### Source records
::::::::::
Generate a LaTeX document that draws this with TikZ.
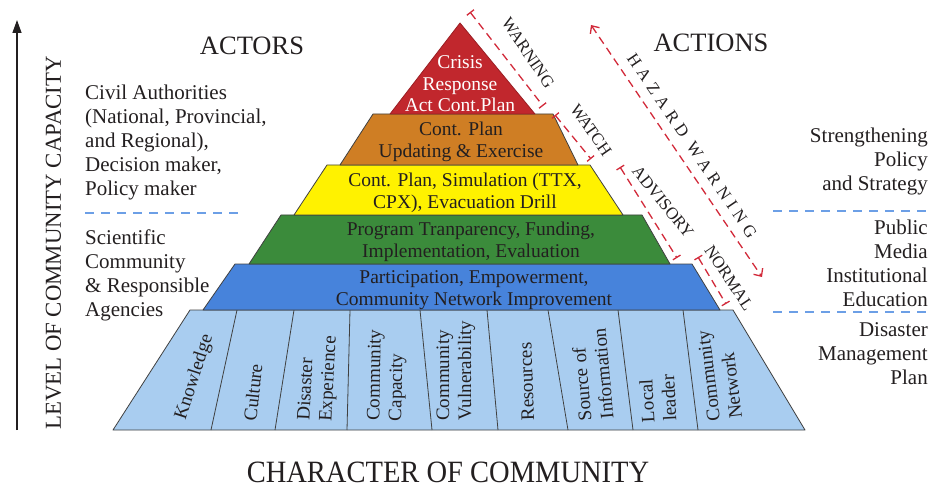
::::::::::
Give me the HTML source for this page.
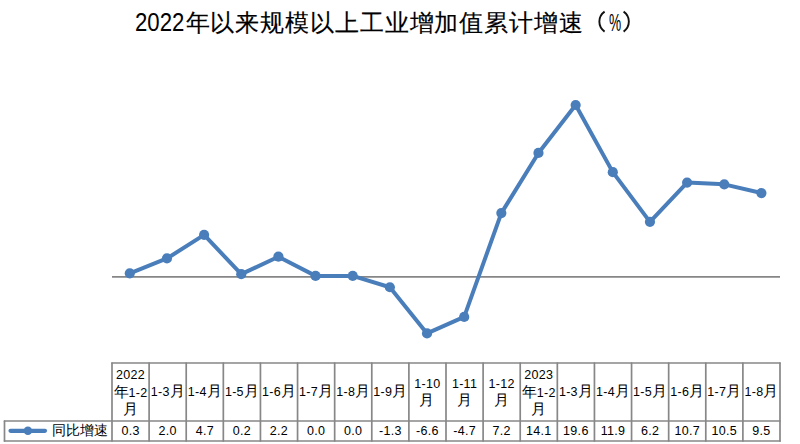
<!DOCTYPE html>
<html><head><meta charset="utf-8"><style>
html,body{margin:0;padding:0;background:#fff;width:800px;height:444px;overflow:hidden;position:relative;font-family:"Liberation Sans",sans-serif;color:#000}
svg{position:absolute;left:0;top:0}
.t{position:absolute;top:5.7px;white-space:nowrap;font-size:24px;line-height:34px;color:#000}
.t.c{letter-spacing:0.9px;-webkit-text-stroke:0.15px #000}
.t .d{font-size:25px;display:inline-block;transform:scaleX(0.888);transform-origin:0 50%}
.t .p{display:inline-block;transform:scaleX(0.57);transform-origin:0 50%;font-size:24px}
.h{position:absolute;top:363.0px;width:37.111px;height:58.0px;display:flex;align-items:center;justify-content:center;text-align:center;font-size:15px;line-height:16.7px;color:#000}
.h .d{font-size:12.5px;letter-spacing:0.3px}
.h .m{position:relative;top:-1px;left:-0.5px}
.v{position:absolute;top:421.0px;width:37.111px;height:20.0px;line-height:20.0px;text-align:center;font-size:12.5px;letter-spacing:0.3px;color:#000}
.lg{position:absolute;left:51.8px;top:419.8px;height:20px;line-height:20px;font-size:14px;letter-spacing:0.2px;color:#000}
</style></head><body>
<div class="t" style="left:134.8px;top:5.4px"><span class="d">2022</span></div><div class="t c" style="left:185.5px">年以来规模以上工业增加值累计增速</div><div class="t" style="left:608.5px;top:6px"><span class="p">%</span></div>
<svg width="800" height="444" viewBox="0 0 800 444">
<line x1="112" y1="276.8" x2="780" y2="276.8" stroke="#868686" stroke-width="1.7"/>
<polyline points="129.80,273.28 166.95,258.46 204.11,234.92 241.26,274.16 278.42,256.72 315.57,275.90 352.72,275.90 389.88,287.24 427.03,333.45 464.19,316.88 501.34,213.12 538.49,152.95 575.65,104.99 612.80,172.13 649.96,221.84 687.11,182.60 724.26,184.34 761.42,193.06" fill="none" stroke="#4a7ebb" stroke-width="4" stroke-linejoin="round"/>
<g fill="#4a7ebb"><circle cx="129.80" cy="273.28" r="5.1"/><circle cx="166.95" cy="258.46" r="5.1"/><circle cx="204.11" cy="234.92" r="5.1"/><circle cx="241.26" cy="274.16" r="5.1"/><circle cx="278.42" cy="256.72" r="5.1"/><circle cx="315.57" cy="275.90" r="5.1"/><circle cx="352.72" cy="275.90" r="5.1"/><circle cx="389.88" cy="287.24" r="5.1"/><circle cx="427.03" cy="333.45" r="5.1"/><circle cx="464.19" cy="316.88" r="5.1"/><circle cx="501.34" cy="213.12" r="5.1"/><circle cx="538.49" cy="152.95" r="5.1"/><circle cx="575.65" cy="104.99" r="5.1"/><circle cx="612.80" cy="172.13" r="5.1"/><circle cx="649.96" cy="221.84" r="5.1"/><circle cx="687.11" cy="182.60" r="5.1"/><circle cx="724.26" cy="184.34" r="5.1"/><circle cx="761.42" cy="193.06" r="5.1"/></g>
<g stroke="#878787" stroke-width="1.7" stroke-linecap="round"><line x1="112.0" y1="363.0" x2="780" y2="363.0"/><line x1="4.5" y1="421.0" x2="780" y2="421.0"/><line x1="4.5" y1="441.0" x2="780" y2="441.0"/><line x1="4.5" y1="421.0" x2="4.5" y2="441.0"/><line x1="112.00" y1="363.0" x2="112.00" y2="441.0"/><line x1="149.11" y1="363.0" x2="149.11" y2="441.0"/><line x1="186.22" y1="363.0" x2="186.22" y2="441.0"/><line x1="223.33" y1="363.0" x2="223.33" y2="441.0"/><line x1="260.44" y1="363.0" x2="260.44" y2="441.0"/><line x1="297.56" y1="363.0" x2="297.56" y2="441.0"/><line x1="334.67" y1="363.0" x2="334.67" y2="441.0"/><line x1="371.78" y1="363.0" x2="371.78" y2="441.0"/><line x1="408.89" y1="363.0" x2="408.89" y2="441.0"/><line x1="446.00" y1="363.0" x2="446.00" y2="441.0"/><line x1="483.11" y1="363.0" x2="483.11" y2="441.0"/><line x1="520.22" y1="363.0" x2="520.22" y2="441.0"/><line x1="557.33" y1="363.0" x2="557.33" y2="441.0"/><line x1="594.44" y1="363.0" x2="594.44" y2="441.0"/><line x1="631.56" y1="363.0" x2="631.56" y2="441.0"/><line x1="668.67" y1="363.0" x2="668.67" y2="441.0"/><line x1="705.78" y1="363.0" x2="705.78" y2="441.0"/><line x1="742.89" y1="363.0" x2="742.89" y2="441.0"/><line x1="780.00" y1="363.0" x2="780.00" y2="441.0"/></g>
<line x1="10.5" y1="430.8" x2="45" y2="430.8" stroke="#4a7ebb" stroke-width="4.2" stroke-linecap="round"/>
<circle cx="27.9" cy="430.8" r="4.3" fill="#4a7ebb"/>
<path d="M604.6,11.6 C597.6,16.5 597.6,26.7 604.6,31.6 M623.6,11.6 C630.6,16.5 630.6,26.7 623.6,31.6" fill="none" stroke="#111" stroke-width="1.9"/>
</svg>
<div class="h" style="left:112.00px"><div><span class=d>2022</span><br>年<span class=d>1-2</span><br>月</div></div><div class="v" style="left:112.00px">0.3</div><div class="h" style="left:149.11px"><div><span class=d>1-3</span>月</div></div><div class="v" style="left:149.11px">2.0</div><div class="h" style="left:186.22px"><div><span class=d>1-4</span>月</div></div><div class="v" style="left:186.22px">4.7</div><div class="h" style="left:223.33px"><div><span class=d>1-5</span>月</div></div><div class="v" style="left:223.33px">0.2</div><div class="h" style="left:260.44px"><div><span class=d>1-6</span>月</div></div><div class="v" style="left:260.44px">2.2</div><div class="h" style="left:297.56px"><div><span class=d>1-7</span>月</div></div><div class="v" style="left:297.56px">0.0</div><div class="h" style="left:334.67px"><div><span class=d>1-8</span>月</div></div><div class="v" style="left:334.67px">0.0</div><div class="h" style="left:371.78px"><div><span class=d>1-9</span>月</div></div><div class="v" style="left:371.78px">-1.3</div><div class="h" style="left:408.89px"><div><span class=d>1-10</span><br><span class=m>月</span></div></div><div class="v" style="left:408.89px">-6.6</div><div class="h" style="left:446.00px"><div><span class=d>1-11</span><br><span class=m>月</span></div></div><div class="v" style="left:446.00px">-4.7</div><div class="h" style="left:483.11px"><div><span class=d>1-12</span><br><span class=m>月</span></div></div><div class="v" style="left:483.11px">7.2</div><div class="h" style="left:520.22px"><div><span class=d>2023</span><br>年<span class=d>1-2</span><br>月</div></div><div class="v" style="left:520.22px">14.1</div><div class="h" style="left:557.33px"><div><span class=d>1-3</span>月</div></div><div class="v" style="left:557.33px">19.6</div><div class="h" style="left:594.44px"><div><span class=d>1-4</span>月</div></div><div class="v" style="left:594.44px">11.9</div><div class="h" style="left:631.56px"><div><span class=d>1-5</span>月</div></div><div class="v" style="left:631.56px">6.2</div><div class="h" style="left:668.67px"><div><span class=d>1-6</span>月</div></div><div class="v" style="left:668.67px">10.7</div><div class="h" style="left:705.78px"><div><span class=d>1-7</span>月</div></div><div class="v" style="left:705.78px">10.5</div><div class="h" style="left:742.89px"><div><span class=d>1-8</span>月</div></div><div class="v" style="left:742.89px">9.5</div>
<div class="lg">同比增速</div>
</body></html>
::::::::::
Search the data for "this". Copy every matching line.

### The solution
Generate a LaTeX document that draws this with TikZ.
Give me the HTML source for this page.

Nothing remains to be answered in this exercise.